Optimized combinations of abatement strategies for urban mobile sources

The maximum incremental reactivity (MIR) scale was chosen as a practical index for quantifying ozone-forming impacts. The integer linear and nonlinear programming techniques were employed as the optimization method to maximize MIR and volatile organic compound (VOC) reductions, and minimize ozone's marginal cost with varied control costs. Mobile vehicles were divided into nine categories according to the demands of decision makers and the distinctive features of local circumstance in metro-Taipei. The emission factor (EF) and vehicle kilometers traveled (VKT) of each kind of vehicle were estimated by MOBILE5B model via native parameters and questionnaires.

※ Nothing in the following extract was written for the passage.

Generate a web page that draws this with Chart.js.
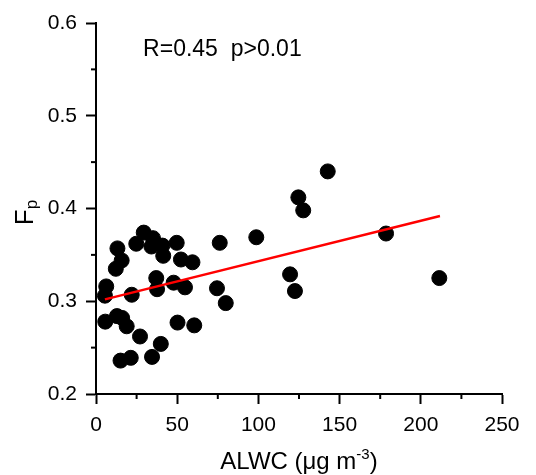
<!DOCTYPE html>
<html>
<head>
<meta charset="utf-8">
<script src="https://cdn.jsdelivr.net/npm/chart.js@4.4.1/dist/chart.umd.min.js"></script>
<style>
  html, body { margin: 0; padding: 0; background: #fff; }
  #wrap { width: 536px; height: 475px; }
</style>
</head>
<body>
<div id="wrap"><canvas id="c" width="536" height="475"></canvas></div>
<script>
// ALWC (ug m-3) vs Fp
const alwc = [29.4, 35.1, 24.8, 13.2, 34.1, 40.9, 49.7, 41.4, 15.8, 12.2,
              52.3, 59.4, 76.2, 98.7, 6.3, 5.5, 22.0, 37.1, 37.6, 47.8,
              54.8, 74.5, 79.9, 5.7, 12.9, 16.1, 18.9, 27.1, 50.2, 60.5,
              39.9, 34.5, 15.1, 21.4, 142.7, 124.6, 127.6, 178.6, 119.5, 122.5,
              211.4];
const fp = [0.374, 0.368, 0.362, 0.357, 0.359, 0.360, 0.363, 0.349, 0.344, 0.335,
            0.345, 0.342, 0.363, 0.369, 0.316, 0.306, 0.307, 0.325, 0.313, 0.320,
            0.315, 0.314, 0.298, 0.278, 0.284, 0.282, 0.273, 0.262, 0.277, 0.274,
            0.254, 0.240, 0.236, 0.239, 0.440, 0.412, 0.398, 0.373, 0.329, 0.311,
            0.325];

// linear fit line end points
const fitX = [5.5, 211.8];
const fitY = [0.302, 0.392];

const xMinor = [25, 75, 125, 175, 225];
const yMinor = [0.25, 0.35, 0.45, 0.55];

const statText = 'R=0.45  p>0.01';
const FONT = '"Liberation Sans", Arial, Helvetica, sans-serif';

const extras = {
    id: 'extras',
    afterDraw(chart) {
        const { ctx, scales: { x, y }, chartArea } = chart;
        ctx.save();
        ctx.strokeStyle = '#000';
        ctx.lineWidth = 2;
        // minor ticks
        xMinor.forEach(v => {
            const px = x.getPixelForValue(v);
            ctx.beginPath();
            ctx.moveTo(px, chartArea.bottom);
            ctx.lineTo(px, chartArea.bottom + 5);
            ctx.stroke();
        });
        yMinor.forEach(v => {
            const py = y.getPixelForValue(v);
            ctx.beginPath();
            ctx.moveTo(chartArea.left, py);
            ctx.lineTo(chartArea.left - 5, py);
            ctx.stroke();
        });

        ctx.fillStyle = '#000';
        // R / p annotation
        ctx.font = '23px ' + FONT;
        ctx.textBaseline = 'middle';
        ctx.textAlign = 'left';
        ctx.fillText(statText, x.getPixelForValue(29), y.getPixelForValue(0.571));

        // x title with superscript
        ctx.textBaseline = 'alphabetic';
        const main = 'ALWC (\u03bcg m', sup = '-3', close = ')';
        ctx.font = '24px ' + FONT;
        const w1 = ctx.measureText(main).width;
        const w3 = ctx.measureText(close).width;
        ctx.font = '15px ' + FONT;
        const w2 = ctx.measureText(sup).width;
        const cx = (chartArea.left + chartArea.right) / 2;
        let sx = cx - (w1 + w2 + w3) / 2;
        const by = 469;
        ctx.font = '24px ' + FONT;
        ctx.fillText(main, sx, by);
        ctx.font = '15px ' + FONT;
        ctx.fillText(sup, sx + w1, by - 10);
        ctx.font = '24px ' + FONT;
        ctx.fillText(close, sx + w1 + w2, by);

        // y title F with subscript p
        ctx.translate(33, (chartArea.top + chartArea.bottom) / 2 + 4);
        ctx.rotate(-Math.PI / 2);
        ctx.font = '26px ' + FONT;
        const fw = ctx.measureText('F').width;
        ctx.font = '17px ' + FONT;
        const pw = ctx.measureText('p').width;
        const lx = -(fw + pw) / 2;
        ctx.font = '26px ' + FONT;
        ctx.fillText('F', lx, 0);
        ctx.font = '17px ' + FONT;
        ctx.fillText('p', lx + fw, 4);
        ctx.restore();
    }
};

new Chart(document.getElementById('c'), {
    type: 'scatter',
    data: {
        datasets: [
            {
                label: 'Fp',
                data: alwc.map((v, i) => ({ x: v, y: fp[i] })),
                backgroundColor: '#000',
                borderColor: '#000',
                pointRadius: 7.5,
                pointHoverRadius: 7.5,
                order: 2
            },
            {
                label: 'fit',
                type: 'line',
                data: fitX.map((v, i) => ({ x: v, y: fitY[i] })),
                borderColor: '#ff0000',
                borderWidth: 2.5,
                pointRadius: 0,
                fill: false,
                order: 1
            }
        ]
    },
    options: {
        responsive: false,
        animation: false,
        events: [],
        layout: { padding: { left: 0, right: 34, top: 23, bottom: 0 } },
        plugins: { legend: { display: false }, tooltip: { enabled: false } },
        scales: {
            x: {
                type: 'linear',
                min: 0, max: 250,
                afterFit: s => { s.height = 81; },
                border: { display: true, color: '#000', width: 2 },
                grid: { drawOnChartArea: false, drawTicks: true, tickLength: 10, tickWidth: 2, tickColor: '#000' },
                ticks: { stepSize: 50, color: '#000', padding: 9, font: { size: 21, family: FONT } },
                title: { display: false }
            },
            y: {
                type: 'linear',
                min: 0.2, max: 0.6,
                afterFit: s => { s.width = 96; },
                border: { display: true, color: '#000', width: 2 },
                grid: { drawOnChartArea: false, drawTicks: true, tickLength: 10, tickWidth: 2, tickColor: '#000' },
                ticks: { stepSize: 0.1, color: '#000', padding: 9, font: { size: 21, family: FONT },
                         callback: v => v.toFixed(1) },
                title: { display: false }
            }
        }
    },
    plugins: [extras]
});
</script>
</body>
</html>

Compressed natural gas (CNG) and inspection and maintenance (I/M) were the alternative control programs for buses and touring buses; liquefied petroleum gas (LPG), I/M, methanol, electrical vehicle (EV) were for taxis and low duty gasoline vehicles. EV, methanol, and I/M were the possible control methods for two-stroke and four-stroke engine motorcycles; I/M programs for low-duty diesel trucks, heavy-duty diesel trucks, and low-duty gasoline trucks. The results include the emission ratios of specific vehicle to all vehicles, the best combination of abated measures based on different objectives, and the marginal cost for ozone and VOC with varied control costs.